I spoke with Chloe-Rose Crabtree, pastry chef at Bake Street in London, writer, and historian of food/identity, back in August for the SOURCED Journeys Audio Series. We talked about working with sugar, mostly, but I was just grateful to have the opportunity to chat with a smart baker-writer about our line of work.
I contributed a strawberry atole cake recipe for Cake Zine’s newest Forbidden Fruit issue. In the headnote I pay tribute to strawberry field workers who work in brutal conditions to get the beloved berry in grocery stores and on our plates.
Currently reading: All Consuming: Why We Eat the Way We Eat Now, by Ruby Tandoh, and the LARB Quarterly, no. 46: Alien.





The first assistant I had quit mid-shift the first week of July, leaving me in a shitty situation that got worse over time. I spent the next two weeks training a new (better, but part-time) assistant and having three days off during the entire month, not including my 41st birthday. My suffering ended up being for nothing!! but at least a lot of people got to eat delicious pan dulce for a short time?

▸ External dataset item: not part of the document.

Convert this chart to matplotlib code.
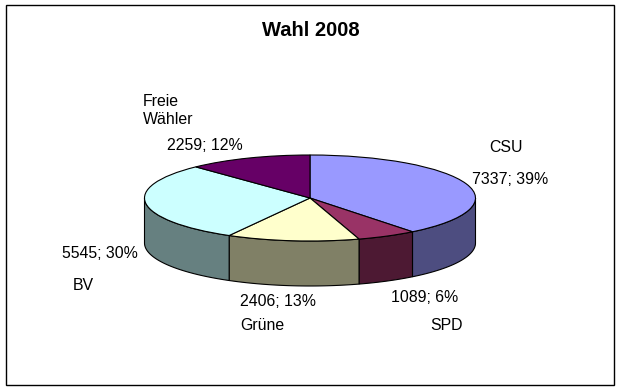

It is a part of At Heart’s mission to be a living, breathing example of how frivolous indulgences such as morning pastry, mid-afternoon cake slices, pan dulce for dessert can actually be very necessary for a life well lived, for a world well fought. And I say this distinctly NOT in a sickening and irresponsible “Let them eat cake” tone (if a certain popular picnic comes to mind…) that blinds one to the ways in which food and hunger is used as a means of perpetuating atrocities like genocide. AND as a misuse of the meaning of community. That is never how I mean it. What I mean is this: why can’t silly pastry represent a way towards imagining and then creating, through menu and pricing options—how the entire damn operation is run, a different, more just, and better world for everyone?

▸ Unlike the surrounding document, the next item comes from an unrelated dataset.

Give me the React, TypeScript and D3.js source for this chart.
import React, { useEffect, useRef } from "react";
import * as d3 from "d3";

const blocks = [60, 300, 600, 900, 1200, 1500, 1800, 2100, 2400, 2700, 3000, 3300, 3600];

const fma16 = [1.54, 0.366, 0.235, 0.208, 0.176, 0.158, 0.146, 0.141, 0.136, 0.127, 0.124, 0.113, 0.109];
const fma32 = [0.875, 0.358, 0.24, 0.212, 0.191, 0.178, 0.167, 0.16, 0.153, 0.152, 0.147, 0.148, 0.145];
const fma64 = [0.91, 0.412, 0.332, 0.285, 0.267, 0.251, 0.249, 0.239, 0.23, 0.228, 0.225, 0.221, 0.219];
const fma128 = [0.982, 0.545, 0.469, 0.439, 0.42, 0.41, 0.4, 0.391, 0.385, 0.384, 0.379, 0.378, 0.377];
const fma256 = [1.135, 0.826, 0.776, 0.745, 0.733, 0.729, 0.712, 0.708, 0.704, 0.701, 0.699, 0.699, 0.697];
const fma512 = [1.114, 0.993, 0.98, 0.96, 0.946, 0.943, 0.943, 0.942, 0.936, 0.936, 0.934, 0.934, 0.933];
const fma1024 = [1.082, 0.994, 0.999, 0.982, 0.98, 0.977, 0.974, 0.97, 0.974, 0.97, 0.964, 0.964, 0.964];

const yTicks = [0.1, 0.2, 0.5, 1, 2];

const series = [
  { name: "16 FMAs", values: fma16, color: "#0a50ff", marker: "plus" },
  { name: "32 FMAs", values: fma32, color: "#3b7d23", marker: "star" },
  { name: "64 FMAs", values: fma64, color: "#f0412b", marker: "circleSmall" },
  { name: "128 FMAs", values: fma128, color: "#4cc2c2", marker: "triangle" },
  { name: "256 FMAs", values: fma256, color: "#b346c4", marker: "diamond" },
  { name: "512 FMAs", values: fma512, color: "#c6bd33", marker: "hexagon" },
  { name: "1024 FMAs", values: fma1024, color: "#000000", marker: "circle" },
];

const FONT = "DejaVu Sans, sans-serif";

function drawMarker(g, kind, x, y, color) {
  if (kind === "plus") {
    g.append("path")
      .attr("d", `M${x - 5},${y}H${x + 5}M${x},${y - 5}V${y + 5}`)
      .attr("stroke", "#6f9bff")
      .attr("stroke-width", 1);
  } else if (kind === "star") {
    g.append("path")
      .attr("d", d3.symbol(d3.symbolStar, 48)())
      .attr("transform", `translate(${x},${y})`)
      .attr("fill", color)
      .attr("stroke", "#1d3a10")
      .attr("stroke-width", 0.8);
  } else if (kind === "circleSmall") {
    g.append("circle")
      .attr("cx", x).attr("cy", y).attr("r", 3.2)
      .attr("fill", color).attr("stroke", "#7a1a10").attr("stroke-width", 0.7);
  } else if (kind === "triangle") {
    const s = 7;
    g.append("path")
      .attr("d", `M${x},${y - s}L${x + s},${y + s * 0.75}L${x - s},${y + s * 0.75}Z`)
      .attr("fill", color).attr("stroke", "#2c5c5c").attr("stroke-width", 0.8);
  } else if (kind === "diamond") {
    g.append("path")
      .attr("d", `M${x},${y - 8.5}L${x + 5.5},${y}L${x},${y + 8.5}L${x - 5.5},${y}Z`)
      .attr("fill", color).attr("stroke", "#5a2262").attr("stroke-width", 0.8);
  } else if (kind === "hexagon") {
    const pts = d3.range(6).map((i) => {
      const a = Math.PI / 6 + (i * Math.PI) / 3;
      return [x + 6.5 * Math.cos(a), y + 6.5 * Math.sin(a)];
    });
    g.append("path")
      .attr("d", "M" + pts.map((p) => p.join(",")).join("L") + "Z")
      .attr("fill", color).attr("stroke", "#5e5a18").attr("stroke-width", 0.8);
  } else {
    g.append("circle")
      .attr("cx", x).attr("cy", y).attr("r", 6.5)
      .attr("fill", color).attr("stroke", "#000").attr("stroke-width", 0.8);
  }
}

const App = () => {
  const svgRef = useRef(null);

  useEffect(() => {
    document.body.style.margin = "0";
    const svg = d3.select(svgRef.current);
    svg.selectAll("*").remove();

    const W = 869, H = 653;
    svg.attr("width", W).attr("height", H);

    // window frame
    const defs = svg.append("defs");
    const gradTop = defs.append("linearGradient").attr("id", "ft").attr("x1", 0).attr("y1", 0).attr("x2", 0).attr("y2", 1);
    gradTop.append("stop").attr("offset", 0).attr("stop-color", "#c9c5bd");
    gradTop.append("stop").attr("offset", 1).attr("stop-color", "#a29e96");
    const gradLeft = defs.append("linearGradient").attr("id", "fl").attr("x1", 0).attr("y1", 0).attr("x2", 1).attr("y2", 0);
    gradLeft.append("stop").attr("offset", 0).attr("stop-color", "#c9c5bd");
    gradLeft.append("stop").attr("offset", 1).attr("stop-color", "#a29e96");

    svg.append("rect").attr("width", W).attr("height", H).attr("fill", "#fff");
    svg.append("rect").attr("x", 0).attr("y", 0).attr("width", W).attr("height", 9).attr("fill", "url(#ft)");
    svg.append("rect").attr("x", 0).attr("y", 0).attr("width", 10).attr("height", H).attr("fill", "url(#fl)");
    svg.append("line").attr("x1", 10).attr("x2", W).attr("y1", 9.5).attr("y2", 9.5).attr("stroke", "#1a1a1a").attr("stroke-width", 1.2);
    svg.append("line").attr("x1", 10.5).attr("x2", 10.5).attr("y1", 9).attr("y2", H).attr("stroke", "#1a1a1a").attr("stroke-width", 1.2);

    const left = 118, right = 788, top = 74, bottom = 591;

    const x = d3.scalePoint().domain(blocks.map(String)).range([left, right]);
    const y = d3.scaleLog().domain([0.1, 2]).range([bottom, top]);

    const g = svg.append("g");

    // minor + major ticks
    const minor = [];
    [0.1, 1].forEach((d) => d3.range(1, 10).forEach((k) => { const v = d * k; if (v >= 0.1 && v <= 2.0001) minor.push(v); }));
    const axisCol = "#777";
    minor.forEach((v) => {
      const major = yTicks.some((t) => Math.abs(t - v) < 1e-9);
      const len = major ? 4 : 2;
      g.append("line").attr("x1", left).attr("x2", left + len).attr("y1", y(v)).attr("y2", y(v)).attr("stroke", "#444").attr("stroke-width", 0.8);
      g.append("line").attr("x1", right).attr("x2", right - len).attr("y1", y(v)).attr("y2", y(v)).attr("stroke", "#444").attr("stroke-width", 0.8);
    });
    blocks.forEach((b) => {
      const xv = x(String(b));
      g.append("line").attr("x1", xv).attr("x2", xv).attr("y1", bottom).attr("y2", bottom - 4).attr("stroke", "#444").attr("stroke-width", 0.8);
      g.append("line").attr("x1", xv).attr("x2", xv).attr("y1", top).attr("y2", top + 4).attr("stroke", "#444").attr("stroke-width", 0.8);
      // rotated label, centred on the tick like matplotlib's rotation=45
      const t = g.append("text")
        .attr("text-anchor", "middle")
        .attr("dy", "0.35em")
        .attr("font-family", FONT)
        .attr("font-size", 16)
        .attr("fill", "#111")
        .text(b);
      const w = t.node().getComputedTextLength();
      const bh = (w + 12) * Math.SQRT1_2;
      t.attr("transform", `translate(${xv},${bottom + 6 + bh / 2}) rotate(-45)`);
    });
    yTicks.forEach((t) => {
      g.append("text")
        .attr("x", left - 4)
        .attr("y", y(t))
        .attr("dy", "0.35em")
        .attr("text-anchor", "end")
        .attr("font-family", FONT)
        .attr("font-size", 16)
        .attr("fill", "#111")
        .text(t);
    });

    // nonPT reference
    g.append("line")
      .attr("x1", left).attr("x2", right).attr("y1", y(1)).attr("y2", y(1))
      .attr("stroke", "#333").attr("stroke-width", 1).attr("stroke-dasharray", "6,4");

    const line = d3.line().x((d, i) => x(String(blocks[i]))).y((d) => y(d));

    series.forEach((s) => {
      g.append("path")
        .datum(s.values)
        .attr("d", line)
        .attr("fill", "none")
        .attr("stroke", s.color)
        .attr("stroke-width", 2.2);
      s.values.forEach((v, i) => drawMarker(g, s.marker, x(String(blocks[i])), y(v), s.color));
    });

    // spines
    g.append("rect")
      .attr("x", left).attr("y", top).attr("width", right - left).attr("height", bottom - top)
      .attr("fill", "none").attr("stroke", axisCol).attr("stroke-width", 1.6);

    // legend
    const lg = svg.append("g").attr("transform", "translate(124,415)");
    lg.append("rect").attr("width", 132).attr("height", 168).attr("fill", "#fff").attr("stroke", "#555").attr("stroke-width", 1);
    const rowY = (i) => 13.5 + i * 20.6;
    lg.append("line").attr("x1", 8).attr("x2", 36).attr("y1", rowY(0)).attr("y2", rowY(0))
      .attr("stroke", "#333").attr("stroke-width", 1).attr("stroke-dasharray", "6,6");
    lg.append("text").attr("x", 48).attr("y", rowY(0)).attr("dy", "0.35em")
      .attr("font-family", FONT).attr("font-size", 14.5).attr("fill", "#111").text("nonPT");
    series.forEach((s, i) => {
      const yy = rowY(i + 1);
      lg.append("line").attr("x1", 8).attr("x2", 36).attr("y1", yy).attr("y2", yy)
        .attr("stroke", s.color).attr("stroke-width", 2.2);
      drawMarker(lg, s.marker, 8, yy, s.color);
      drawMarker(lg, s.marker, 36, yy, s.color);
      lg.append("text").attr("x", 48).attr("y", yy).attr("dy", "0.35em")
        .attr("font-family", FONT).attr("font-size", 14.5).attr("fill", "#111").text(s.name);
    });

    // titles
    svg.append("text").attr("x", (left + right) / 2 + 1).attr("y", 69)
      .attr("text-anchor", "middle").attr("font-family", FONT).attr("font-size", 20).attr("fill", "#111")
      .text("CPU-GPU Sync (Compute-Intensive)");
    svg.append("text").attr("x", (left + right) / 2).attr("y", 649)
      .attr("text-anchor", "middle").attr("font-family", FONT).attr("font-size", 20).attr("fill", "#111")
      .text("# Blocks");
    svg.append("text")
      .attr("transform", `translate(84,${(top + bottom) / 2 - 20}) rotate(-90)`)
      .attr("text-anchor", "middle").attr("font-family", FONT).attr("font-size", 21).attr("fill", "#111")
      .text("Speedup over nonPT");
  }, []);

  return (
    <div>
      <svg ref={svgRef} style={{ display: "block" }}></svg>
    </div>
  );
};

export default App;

It is a privilege to be able to walk away from much less pay and return to self-employment. I don’t come from a family with money; my husband doesn’t either nor is he independently wealthy. This choice means that financially, things will be more challenging. I want to enjoy my life though, and I’m happiest working for myself. Support and validation comes in from Chani Nicholas and her book You Were Born for This: Astrology for Radical Self-Acceptance: “Your identity is an asset that helps you to support yourself. One of the greatest challenges most of us face is finding ways to make an income that doesn’t cause greater harm to our world or ourselves. Capitalism flourishes when others and the earth are exploited. Understanding your identity through how you choose to engage, disrupt, or re-invent the exchange of labor and goods may be a central theme in your life.”
There are never guarantees, but four years of some success lets me believe I can pick up where I left off and continue building my work. I’m considering the restaurant job a 4-month detour on the way towards whatever is meant for At Heart.




HOW SHITTY but surely an important detour, to bring you more customers for At Heart! Sending luck and love as another for better or worse chronically self-employed woman.
Teresa, this fucking sucks. I'm so sorry. Your pastries were the best part of that restaurant. They don't deserve you, but I'll follow you and your conchas wherever.